>> begin Materials provided

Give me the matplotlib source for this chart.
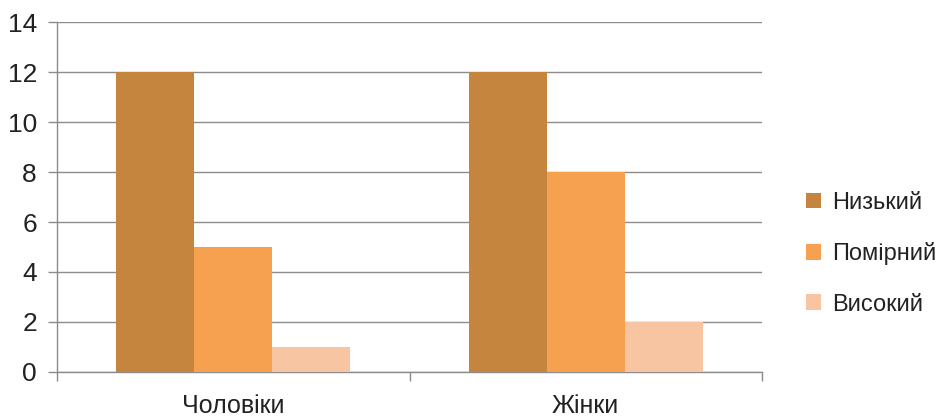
import matplotlib
matplotlib.use("Agg")
import matplotlib.pyplot as plt
from matplotlib.patches import Patch
import numpy as np

plt.rcParams['font.family'] = ['Liberation Sans', 'DejaVu Sans']

categories = ["Чоловіки", "Жінки"]
series_names = ["Низький", "Помірний", "Високий"]
# values per category: Чоловіки -> 12, 5, 1 ; Жінки -> 12, 8, 2
low = [12, 12]
moderate = [5, 8]
high = [1, 2]
yticks = [0, 2, 4, 6, 8, 10, 12, 14]

colors = ["#C5853F", "#F5A150", "#F8C5A3"]
grid_color = "#8C8C8C"

fig = plt.figure(figsize=(9.38, 4.2), dpi=100)
ax = fig.add_axes([0.0608, 0.1143, 0.7516, 0.8333])

x = np.arange(len(categories))
w = 0.2216
for i, (vals, c) in enumerate(zip([low, moderate, high], colors)):
    ax.bar(x + (i - 1) * w, vals, width=w, color=c, zorder=3, label=series_names[i])

ax.set_xlim(-0.5, len(categories) - 0.5)
ax.set_ylim(0, 14)
ax.set_yticks(yticks)
ax.set_yticklabels([str(t) for t in yticks])

ax.yaxis.grid(True, color=grid_color, linewidth=1.0, zorder=0)
ax.set_axisbelow(True)

for side in ["top", "right"]:
    ax.spines[side].set_visible(False)
for side in ["left", "bottom"]:
    ax.spines[side].set_color(grid_color)
    ax.spines[side].set_linewidth(1.0)

ax.tick_params(axis="y", length=6.5, width=1.0, color=grid_color, pad=8,
               labelsize=19, labelcolor="#222222")

ax.set_xticks(x)
ax.set_xticklabels(categories)
ax.set_xticks(np.arange(-0.5, len(categories)), minor=True)
ax.tick_params(axis="x", which="major", length=0, pad=16, labelsize=18,
               labelcolor="#222222")
ax.tick_params(axis="x", which="minor", length=6.5, width=1.0, color=grid_color)

handles = [Patch(facecolor=c, edgecolor="none") for c in colors]
fig.legend(handles, series_names, loc="center left",
           bbox_to_anchor=(0.8466, 0.396), frameon=False, fontsize=17,
           handlelength=0.64, handleheight=0.64, handletextpad=0.45,
           labelspacing=1.2, borderpad=0, labelcolor="#222222")

fig.savefig("out.png", dpi=100)
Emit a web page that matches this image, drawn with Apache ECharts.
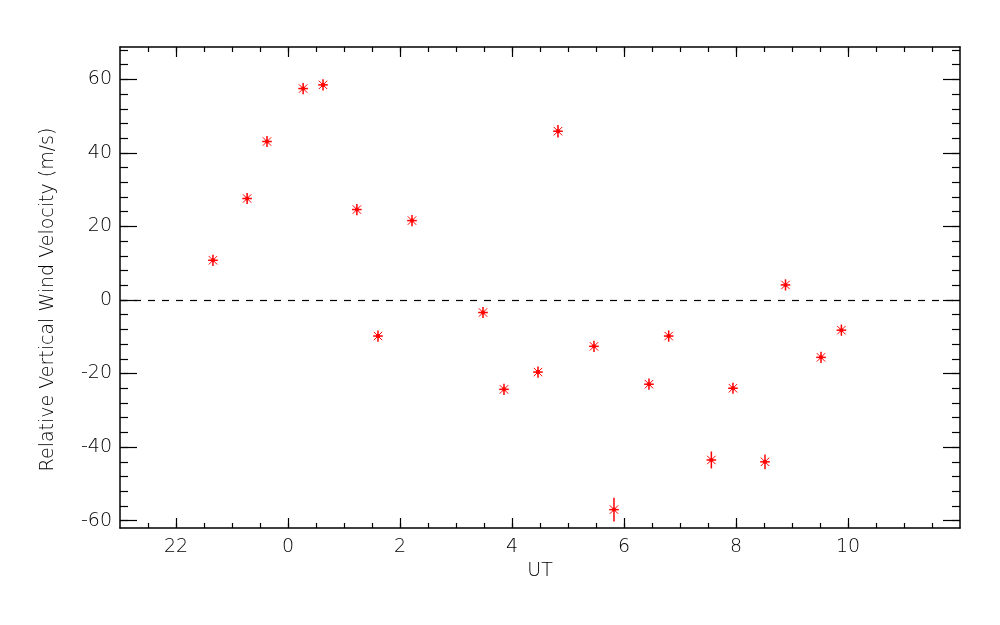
<!DOCTYPE html>
<html>
<head>
<meta charset="utf-8">
<script src="https://cdn.jsdelivr.net/npm/echarts@6/dist/echarts.min.js"></script>
<style>html,body{margin:0;padding:0;background:#fff}#c{width:1000px;height:625px}</style>
</head>
<body>
<div id="c"></div>
<script>
// UT hours (negative = hours before midnight, i.e. 22 h = -2)
var ut  = [-1.34, -0.73, -0.375, 0.27, 0.625, 1.23, 1.607, 2.214, 3.482, 3.857, 4.464, 4.821, 5.464, 5.821, 6.446, 6.798, 7.56, 7.946, 8.518, 8.884, 9.518, 9.882];
var vel = [10.8, 27.6, 43.1, 57.5, 58.5, 24.6, -9.8, 21.6, -3.4, -24.3, -19.6, 45.9, -12.6, -57.0, -22.9, -9.8, -43.5, -24.0, -44.0, 4.1, -15.6, -8.2];
var err = [1.0, 1.0, 1.1, 1.0, 1.0, 1.0, 1.0, 1.0, 1.0, 1.0, 1.0, 1.7, 1.0, 3.2, 1.5, 1.0, 2.3, 1.0, 2.0, 1.0, 1.0, 1.0];

var xMajor = [-2, 0, 2, 4, 6, 8, 10];
var yMajor = [-60, -40, -20, 0, 20, 40, 60];
var xRange = [-3, 12];
var yRange = [-62, 68.8];

var xMinor = []; for (var v = -2.5; v < 12; v += 0.5) xMinor.push(v);
var yMinor = []; for (var w = -60; w <= 68; w += 4) yMinor.push(w);

var pts = ut.map(function (x, i) { return [x, vel[i], err[i]]; });

var FONT = 'DejaVu Sans';
var FW = 200;
var FS = 19;
var lineStyle = { color: '#000', width: 1.5 };

function xAx(pos, ticks, len, showLine, showLabel) {
  return {
    type: 'value', position: pos, min: xRange[0], max: xRange[1],
    splitLine: { show: false },
    axisLine: { show: showLine, onZero: false, lineStyle: lineStyle },
    axisTick: { show: true, inside: true, length: len, customValues: ticks, lineStyle: { color: '#000', width: 1.2 } },
    axisLabel: showLabel ? {
      show: true, customValues: ticks, margin: 10, color: '#000', fontFamily: FONT, fontWeight: FW, fontSize: FS,
      formatter: function (v) { return String(v < 0 ? v + 24 : v); }
    } : { show: false },
    name: showLabel ? 'UT' : '', nameLocation: 'middle', nameGap: 34,
    nameTextStyle: { color: '#000', fontFamily: FONT, fontWeight: FW, fontSize: FS }
  };
}
function yAx(pos, ticks, len, showLine, showLabel) {
  return {
    type: 'value', position: pos, min: yRange[0], max: yRange[1],
    splitLine: { show: false },
    axisLine: { show: showLine, onZero: false, lineStyle: lineStyle },
    axisTick: { show: true, inside: true, length: len, customValues: ticks, lineStyle: { color: '#000', width: 1.2 } },
    axisLabel: showLabel ? { show: true, customValues: ticks, margin: 8, color: '#000', fontFamily: FONT, fontWeight: FW, fontSize: FS } : { show: false },
    name: showLabel ? 'Relative Vertical Wind Velocity (m/s)' : '', nameLocation: 'middle', nameGap: 62,
    nameTextStyle: { color: '#000', fontFamily: FONT, fontWeight: FW, fontSize: FS, padding: [0, 24, 0, 0] }
  };
}

var chart = echarts.init(document.getElementById('c'), null, { renderer: 'canvas' });
chart.setOption({
  animation: false,
  backgroundColor: '#fff',
  grid: { left: 120, right: 40, top: 47, bottom: 97, containLabel: false },
  xAxis: [
    xAx('bottom', xMajor, 10, true, true),
    xAx('bottom', xMinor, 5, false, false),
    xAx('top', xMajor, 10, true, false),
    xAx('top', xMinor, 5, false, false)
  ],
  yAxis: [
    yAx('left', yMajor, 17, true, true),
    yAx('left', yMinor, 8, false, false),
    yAx('right', yMajor, 17, true, false),
    yAx('right', yMinor, 8, false, false)
  ],
  series: [
    {
      type: 'line', xAxisIndex: 0, yAxisIndex: 0, data: [], silent: true,
      markLine: {
        symbol: 'none', silent: true, label: { show: false },
        lineStyle: { color: '#000', width: 1.2, type: [7, 7] },
        data: [{ yAxis: 0 }]
      }
    },
    {
      type: 'custom', xAxisIndex: 0, yAxisIndex: 0, data: pts,
      renderItem: function (params, api) {
        var x = api.value(0), y = api.value(1), e = api.value(2);
        var c = api.coord([x, y]);
        var top = api.coord([x, y + e]), bot = api.coord([x, y - e]);
        var red = '#ff0000';
        var a = 4.8, d = 4.2;
        var vt = Math.min(top[1], c[1] - a - 0.8), vb = Math.max(bot[1], c[1] + a + 0.8);
        return {
          type: 'group',
          children: [
            { type: 'line', shape: { x1: c[0], y1: vt, x2: c[0], y2: vb }, style: { stroke: red, lineWidth: 1.5 } },
            { type: 'line', shape: { x1: c[0] - a, y1: c[1], x2: c[0] + a, y2: c[1] }, style: { stroke: red, lineWidth: 1.5 } },
            { type: 'line', shape: { x1: c[0] - d, y1: c[1] - d, x2: c[0] + d, y2: c[1] + d }, style: { stroke: red, lineWidth: 1 } },
            { type: 'line', shape: { x1: c[0] - d, y1: c[1] + d, x2: c[0] + d, y2: c[1] - d }, style: { stroke: red, lineWidth: 1 } },
            { type: 'circle', shape: { cx: c[0], cy: c[1], r: 2 }, style: { fill: red } }
          ]
        };
      }
    }
  ]
});
</script>
</body>
</html>
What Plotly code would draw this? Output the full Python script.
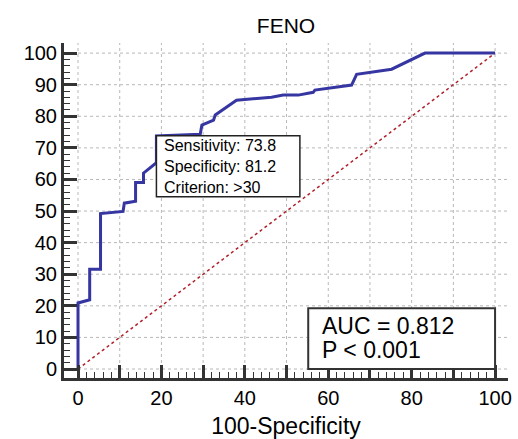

>> end Materials provided

(Written problem)
Take the records above from their first line through the line with "plt.rcParams['font.family'] = ['Liberation" and set those lines down word for word, minus the pictures.

(Problem solution)
Give me the matplotlib source for this chart.
import matplotlib
matplotlib.use("Agg")
import matplotlib.pyplot as plt
from matplotlib.patches import Patch
import numpy as np

plt.rcParams['font.family'] = ['Liberation Sans', 'DejaVu Sans']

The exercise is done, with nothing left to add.